**EXERCISE BRIEF**. Print exactly those lines that run from the beginning of the data to the line bearing "3.64, 3.645, 3.65];", inclusive.
________
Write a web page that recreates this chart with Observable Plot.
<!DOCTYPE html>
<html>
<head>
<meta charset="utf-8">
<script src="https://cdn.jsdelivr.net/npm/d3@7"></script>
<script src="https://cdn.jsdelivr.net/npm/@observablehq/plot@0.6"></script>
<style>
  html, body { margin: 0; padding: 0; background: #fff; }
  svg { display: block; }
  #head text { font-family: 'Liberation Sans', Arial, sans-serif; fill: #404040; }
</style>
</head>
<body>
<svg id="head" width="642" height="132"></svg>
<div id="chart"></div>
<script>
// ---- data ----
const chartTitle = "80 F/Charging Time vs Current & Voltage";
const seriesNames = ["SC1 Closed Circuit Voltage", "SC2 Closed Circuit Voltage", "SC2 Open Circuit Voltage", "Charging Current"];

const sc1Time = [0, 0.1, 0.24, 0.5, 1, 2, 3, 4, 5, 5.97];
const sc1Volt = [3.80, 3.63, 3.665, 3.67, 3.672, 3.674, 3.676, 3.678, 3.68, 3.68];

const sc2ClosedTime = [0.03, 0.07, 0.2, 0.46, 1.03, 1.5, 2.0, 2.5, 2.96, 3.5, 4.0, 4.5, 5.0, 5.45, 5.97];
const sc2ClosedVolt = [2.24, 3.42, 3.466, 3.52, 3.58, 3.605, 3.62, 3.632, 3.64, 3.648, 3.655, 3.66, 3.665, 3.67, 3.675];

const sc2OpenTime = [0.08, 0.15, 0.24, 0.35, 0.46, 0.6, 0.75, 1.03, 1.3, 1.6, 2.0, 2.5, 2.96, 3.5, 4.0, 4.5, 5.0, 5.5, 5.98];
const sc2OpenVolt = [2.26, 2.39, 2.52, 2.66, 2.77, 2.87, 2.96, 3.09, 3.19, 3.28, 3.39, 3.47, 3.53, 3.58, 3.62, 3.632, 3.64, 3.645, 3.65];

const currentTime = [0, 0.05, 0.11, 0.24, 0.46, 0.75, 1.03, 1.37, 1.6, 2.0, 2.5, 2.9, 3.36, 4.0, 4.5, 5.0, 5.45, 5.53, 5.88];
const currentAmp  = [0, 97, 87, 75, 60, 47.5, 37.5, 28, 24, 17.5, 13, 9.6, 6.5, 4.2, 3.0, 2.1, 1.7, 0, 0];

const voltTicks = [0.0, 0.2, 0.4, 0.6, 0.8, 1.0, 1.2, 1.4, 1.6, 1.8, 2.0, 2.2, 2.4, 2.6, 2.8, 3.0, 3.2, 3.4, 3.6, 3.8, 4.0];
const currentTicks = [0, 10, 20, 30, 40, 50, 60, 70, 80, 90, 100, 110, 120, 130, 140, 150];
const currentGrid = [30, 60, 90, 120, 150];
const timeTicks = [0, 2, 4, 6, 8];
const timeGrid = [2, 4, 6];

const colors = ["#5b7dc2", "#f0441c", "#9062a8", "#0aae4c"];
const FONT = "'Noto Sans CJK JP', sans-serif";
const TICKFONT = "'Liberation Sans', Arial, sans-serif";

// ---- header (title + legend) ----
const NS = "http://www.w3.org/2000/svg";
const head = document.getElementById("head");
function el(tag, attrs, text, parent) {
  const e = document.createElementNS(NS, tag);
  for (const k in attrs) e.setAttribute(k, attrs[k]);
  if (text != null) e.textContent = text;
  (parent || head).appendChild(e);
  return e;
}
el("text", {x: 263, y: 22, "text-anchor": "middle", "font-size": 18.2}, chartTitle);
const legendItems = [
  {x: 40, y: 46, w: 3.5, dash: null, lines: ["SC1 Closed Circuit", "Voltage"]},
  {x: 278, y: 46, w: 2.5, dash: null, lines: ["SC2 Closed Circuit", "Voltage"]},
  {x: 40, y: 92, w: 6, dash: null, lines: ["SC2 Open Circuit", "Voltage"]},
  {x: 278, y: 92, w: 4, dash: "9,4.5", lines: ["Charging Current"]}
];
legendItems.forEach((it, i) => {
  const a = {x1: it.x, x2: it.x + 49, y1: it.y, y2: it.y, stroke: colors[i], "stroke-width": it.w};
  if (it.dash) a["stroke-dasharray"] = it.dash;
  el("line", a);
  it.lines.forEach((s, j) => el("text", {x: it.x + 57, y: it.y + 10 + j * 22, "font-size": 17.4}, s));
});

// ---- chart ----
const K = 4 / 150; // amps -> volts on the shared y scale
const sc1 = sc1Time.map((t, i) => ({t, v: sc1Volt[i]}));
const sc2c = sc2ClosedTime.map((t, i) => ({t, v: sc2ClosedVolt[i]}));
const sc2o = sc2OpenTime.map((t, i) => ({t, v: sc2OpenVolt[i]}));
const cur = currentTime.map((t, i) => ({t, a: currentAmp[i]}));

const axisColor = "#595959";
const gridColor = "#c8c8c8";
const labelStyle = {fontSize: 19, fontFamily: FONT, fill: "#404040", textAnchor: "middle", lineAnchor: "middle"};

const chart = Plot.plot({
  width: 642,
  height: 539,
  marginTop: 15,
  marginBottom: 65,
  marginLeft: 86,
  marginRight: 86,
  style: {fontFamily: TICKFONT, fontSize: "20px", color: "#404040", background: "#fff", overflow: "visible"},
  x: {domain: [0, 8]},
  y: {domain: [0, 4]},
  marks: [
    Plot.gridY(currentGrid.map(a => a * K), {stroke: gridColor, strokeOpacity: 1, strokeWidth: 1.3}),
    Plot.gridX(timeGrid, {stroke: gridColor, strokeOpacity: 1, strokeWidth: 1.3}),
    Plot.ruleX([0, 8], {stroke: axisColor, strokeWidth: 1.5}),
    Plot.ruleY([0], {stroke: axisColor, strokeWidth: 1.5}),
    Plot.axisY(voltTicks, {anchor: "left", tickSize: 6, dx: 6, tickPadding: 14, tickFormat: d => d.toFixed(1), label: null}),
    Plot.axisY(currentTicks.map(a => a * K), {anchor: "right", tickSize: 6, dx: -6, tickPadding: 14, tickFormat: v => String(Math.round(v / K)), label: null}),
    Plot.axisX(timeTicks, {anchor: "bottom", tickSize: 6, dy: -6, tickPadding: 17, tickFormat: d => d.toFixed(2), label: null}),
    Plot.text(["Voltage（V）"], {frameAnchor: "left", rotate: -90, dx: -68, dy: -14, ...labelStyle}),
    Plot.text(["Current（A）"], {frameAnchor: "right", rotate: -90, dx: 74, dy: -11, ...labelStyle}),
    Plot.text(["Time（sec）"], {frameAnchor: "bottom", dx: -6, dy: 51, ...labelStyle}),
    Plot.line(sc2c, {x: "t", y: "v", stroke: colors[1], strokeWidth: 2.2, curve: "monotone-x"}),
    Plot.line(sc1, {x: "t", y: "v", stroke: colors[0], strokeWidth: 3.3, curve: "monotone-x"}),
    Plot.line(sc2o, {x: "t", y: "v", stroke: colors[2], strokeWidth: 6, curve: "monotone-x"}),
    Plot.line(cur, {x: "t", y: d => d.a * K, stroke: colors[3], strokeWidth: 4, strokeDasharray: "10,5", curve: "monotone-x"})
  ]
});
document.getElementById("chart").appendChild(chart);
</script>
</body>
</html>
________
**FULL RESPONSE**.
Write a web page that recreates this chart with Observable Plot.
<!DOCTYPE html>
<html>
<head>
<meta charset="utf-8">
<script src="https://cdn.jsdelivr.net/npm/d3@7"></script>
<script src="https://cdn.jsdelivr.net/npm/@observablehq/plot@0.6"></script>
<style>
  html, body { margin: 0; padding: 0; background: #fff; }
  svg { display: block; }
  #head text { font-family: 'Liberation Sans', Arial, sans-serif; fill: #404040; }
</style>
</head>
<body>
<svg id="head" width="642" height="132"></svg>
<div id="chart"></div>
<script>
// ---- data ----
const chartTitle = "80 F/Charging Time vs Current & Voltage";
const seriesNames = ["SC1 Closed Circuit Voltage", "SC2 Closed Circuit Voltage", "SC2 Open Circuit Voltage", "Charging Current"];

const sc1Time = [0, 0.1, 0.24, 0.5, 1, 2, 3, 4, 5, 5.97];
const sc1Volt = [3.80, 3.63, 3.665, 3.67, 3.672, 3.674, 3.676, 3.678, 3.68, 3.68];

const sc2ClosedTime = [0.03, 0.07, 0.2, 0.46, 1.03, 1.5, 2.0, 2.5, 2.96, 3.5, 4.0, 4.5, 5.0, 5.45, 5.97];
const sc2ClosedVolt = [2.24, 3.42, 3.466, 3.52, 3.58, 3.605, 3.62, 3.632, 3.64, 3.648, 3.655, 3.66, 3.665, 3.67, 3.675];

const sc2OpenTime = [0.08, 0.15, 0.24, 0.35, 0.46, 0.6, 0.75, 1.03, 1.3, 1.6, 2.0, 2.5, 2.96, 3.5, 4.0, 4.5, 5.0, 5.5, 5.98];
const sc2OpenVolt = [2.26, 2.39, 2.52, 2.66, 2.77, 2.87, 2.96, 3.09, 3.19, 3.28, 3.39, 3.47, 3.53, 3.58, 3.62, 3.632, 3.64, 3.645, 3.65];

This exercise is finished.